At the top of my list, where it has been for most of the last several years, is the World Wide Web Consortium (www.w3.org) or W3C, the grandparent of all sites and the fortress of the founder of HTML, Tim Berners-Lee. Another site I would retain would be one started by Berners-Lee, the World Wide Web Virtual Library (vlib.org).
W3C's value is not as a relic, a historic landmark, a glimpse of the past. No, W3C is alive and kicking, alerting the Internet community to new and different tools for improving the Web.
The most recent example is the announcement of the SMIL (pronounced smile) "Boston" First Working Draft. That is the code name for the successor to W3C's XML-based synchronized multimedia language, SMIL 1.0.
As the Web site notes in a quote from Philipp Hoschka, chair of W3C's Synchronized Multimedia Working Group: "With SMIL Boston, anyone can make multimedia for the Web. Using your own digital snapshots and audio commentary, SMIL and a simple text editor, you can make multimedia presentations that can immediately go live."
For students alone, this is an initiative with incredible potential for reports in any discipline.
Equally important, and a sign of what is to come on the Internet, is the W3C announcement about XHTML 1.0, issued Aug. 24, as well as the release about the HTML 4.01 proposed recommendations.
As the W3C points out, XHTML 1.0 is the first major change to HTML since HTML 4.0 was released in 1997. According to the consortium, "It brings the rigor of XML to Web pages and is the keystone in W3C's work to create standards that provide richer Web pages on an ever-increasing range of browser platforms, including cell phones, televisions, cars, wallet-sized wireless communicators, kiosks and desktops."
Further, XHTML is modular.

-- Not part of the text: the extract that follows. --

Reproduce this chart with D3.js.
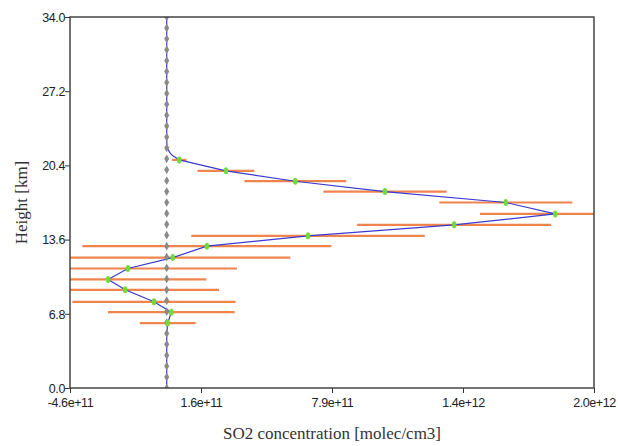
<!DOCTYPE html>
<html>
<head>
<meta charset="utf-8">
<script src="https://cdn.jsdelivr.net/npm/d3@7"></script>
<style>
  body { margin: 0; background: #fff; }
  .tick text { font-family: "Liberation Sans Narrow", "Liberation Sans", Arial, sans-serif; font-size: 12.5px; fill: #222; letter-spacing: -0.4px; }
</style>
</head>
<body>
<svg class="chart"></svg>
<script>
// retrieved layers (km) and SO2 values with half-width errors
let heights = [20.9, 19.9, 18.95, 18.0, 17.0, 15.95, 14.95, 13.95, 13.0, 11.95, 10.95, 9.95, 9.0, 7.9, 6.95, 5.95];
let so2 = [6.0e10, 2.84e11, 6.17e11, 1.047e12, 1.627e12, 1.864e12, 1.379e12, 6.78e11, 1.93e11, 2.9e10, -1.86e11, -2.81e11, -1.99e11, -6.1e10, 2.2e10, 5e9];
let so2err = [3.5e10, 1.36e11, 2.44e11, 2.955e11, 3.19e11, 3.61e11, 4.655e11, 5.6e11, 5.97e11, 5.64e11, 5.23e11, 4.71e11, 4.5e11, 3.915e11, 3.04e11, 1.34e11];

// full profile line (top and bottom parts outside retrieved layers)
let lineTopH = [34, 30, 26, 23, 22.2, 21.9, 21.6, 21.3];
let lineTopV = [0, 0, 0, 0, 1e9, 5e9, 1.4e10, 2.8e10];
let lineBotH = [5, 3, 0];
let lineBotV = [0, 0, 0];

// a priori grid (grey)
let aprioriH = [0,1,2,3,4,5,6,7,8,9,10,11,12,13,14,15,16,17,18,19,20,21,22,23,24,25,26,27,28,29,30,31,32,33,34];
let aprioriV = [0,0,0,0,0,0,0,0,0,0,0,0,0,0,0,0,0,0,0,0,0,0,0,0,0,0,0,0,0,0,0,0,0,0,0];

let xDomain = [-4.64e11, 2.05e12];
let yDomain = [0, 34];
let xTickLabels = ['-4.6e+11', '1.6e+11', '7.9e+11', '1.4e+12', '2.0e+12'];
let yTickLabels = ['0.0', '6.8', '13.6', '20.4', '27.2', '34.0'];

let svg_width = 618, svg_height = 446;
let margin_left = 70, margin_top = 17;
let chart_width = 524, chart_height = 371;

let svg = d3.select('.chart')
  .attr('width', svg_width)
  .attr('height', svg_height);

let scaleX = d3.scaleLinear().domain(xDomain).range([0, chart_width]);
let scaleY = d3.scaleLinear().domain(yDomain).range([chart_height, 0]);

let xTicks = xTickLabels.map((d, i) => xDomain[0] + i * (xDomain[1] - xDomain[0]) / (xTickLabels.length - 1));
let yTicks = yTickLabels.map(d => +d);

let g = svg.append('g').attr('transform', translate(margin_left, margin_top));

svg.append('defs').append('clipPath').attr('id', 'clip')
  .append('rect').attr('width', chart_width).attr('height', chart_height);

let plot = g.append('g').attr('clip-path', 'url(#clip)');

// error bars
plot.selectAll('.err')
  .data(heights)
  .enter()
  .append('line')
  .attr('class', 'err')
  .attr('x1', (d, i) => scaleX(so2[i] - so2err[i]))
  .attr('x2', (d, i) => scaleX(so2[i] + so2err[i]))
  .attr('y1', d => scaleY(d))
  .attr('y2', d => scaleY(d))
  .attr('stroke', '#f0844e')
  .attr('stroke-width', 2.2);

// profile line
let profile = [];
lineTopH.forEach((h, i) => profile.push([lineTopV[i], h]));
heights.forEach((h, i) => profile.push([so2[i], h]));
lineBotH.forEach((h, i) => profile.push([lineBotV[i], h]));

plot.append('path')
  .datum(profile)
  .attr('fill', 'none')
  .attr('stroke', '#3a3ad0')
  .attr('stroke-width', 1.2)
  .attr('d', d3.line().x(d => scaleX(d[0])).y(d => scaleY(d[1])));

// a priori diamonds
let diamond = d3.symbol().type(d3.symbolDiamond).size(22);
plot.selectAll('.ap')
  .data(aprioriH)
  .enter()
  .append('path')
  .attr('class', 'ap')
  .attr('d', diamond)
  .attr('transform', (d, i) => translate(scaleX(aprioriV[i]), scaleY(d)))
  .attr('fill', '#8a8a8a');

// retrieved markers
plot.selectAll('.pt')
  .data(heights)
  .enter()
  .append('ellipse')
  .attr('class', 'pt')
  .attr('cx', (d, i) => scaleX(so2[i]))
  .attr('cy', d => scaleY(d))
  .attr('rx', 2.3)
  .attr('ry', 3.5)
  .attr('fill', '#6fdc3a');

// axes
let axisX = d3.axisBottom(scaleX).tickValues(xTicks).tickFormat((d, i) => xTickLabels[i]).tickSize(5).tickSizeOuter(0);
let axisY = d3.axisLeft(scaleY).tickValues(yTicks).tickFormat((d, i) => yTickLabels[i]).tickSize(5).tickSizeOuter(0);

g.append('g')
  .attr('transform', translate(0, chart_height))
  .call(axisX)
  .call(a => a.select('.domain').remove())
  .call(a => a.selectAll('.tick line').attr('stroke', '#333'))
  .call(a => a.selectAll('.tick text').attr('dy', '0.9em'));

g.append('g')
  .call(axisY)
  .call(a => a.select('.domain').remove())
  .call(a => a.selectAll('.tick line').attr('stroke', '#333'))
  .call(a => a.selectAll('.tick text').attr('x', -5).attr('dy', '0.35em'));

g.append('rect')
  .attr('width', chart_width)
  .attr('height', chart_height)
  .attr('fill', 'none')
  .attr('stroke', '#444')
  .attr('stroke-width', 1.5);

// titles
svg.append('text')
  .attr('x', margin_left + chart_width / 2)
  .attr('y', 439)
  .attr('text-anchor', 'middle')
  .attr('font-family', '"Liberation Serif", "DejaVu Serif", serif')
  .attr('font-size', 17)
  .attr('fill', '#333')
  .text('SO2 concentration [molec/cm3]');

svg.append('text')
  .attr('transform', 'translate(27,' + (margin_top + chart_height / 2) + ') rotate(-90)')
  .attr('text-anchor', 'middle')
  .attr('font-family', '"Liberation Serif", "DejaVu Serif", serif')
  .attr('font-size', 17)
  .attr('fill', '#333')
  .text('Height [km]');

function translate(x, y) {
  return 'translate(' + x + ',' + y + ')';
}
</script>
</body>
</html>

That makes it easier to combine with markup tags for vector graphics, multimedia, math and e-commerce. It also will allow providers to produce content more easily for a broader range of platforms and with more confidence about how the browser will render the content.
Perhaps most important, and signaled in the feature I wrote on XML in the Aug. 16 issue of Washington Technology, XHTML 1.0 reformulates HTML as an XML application. Not only will it make HTML easier to process and maintain, but also you can start using XHTML now, because existing browsers can interpret the code.
For those innovators and early adopters, you can download W3C's Open Source HTML Tidy utility, through which you can move your HTML documents into XHTML. According to the consortium, the Tidy utility cleans up markup errors, removes clutter and makes the markup easier to maintain. The Tidy utility is available at www.w3.org/People/Raggett/tidy/.
Finally, HTML 4.01 is a revision of the HTML 4.0 Recommendation first released Dec. 18, 1997. The revision fixes minor errors.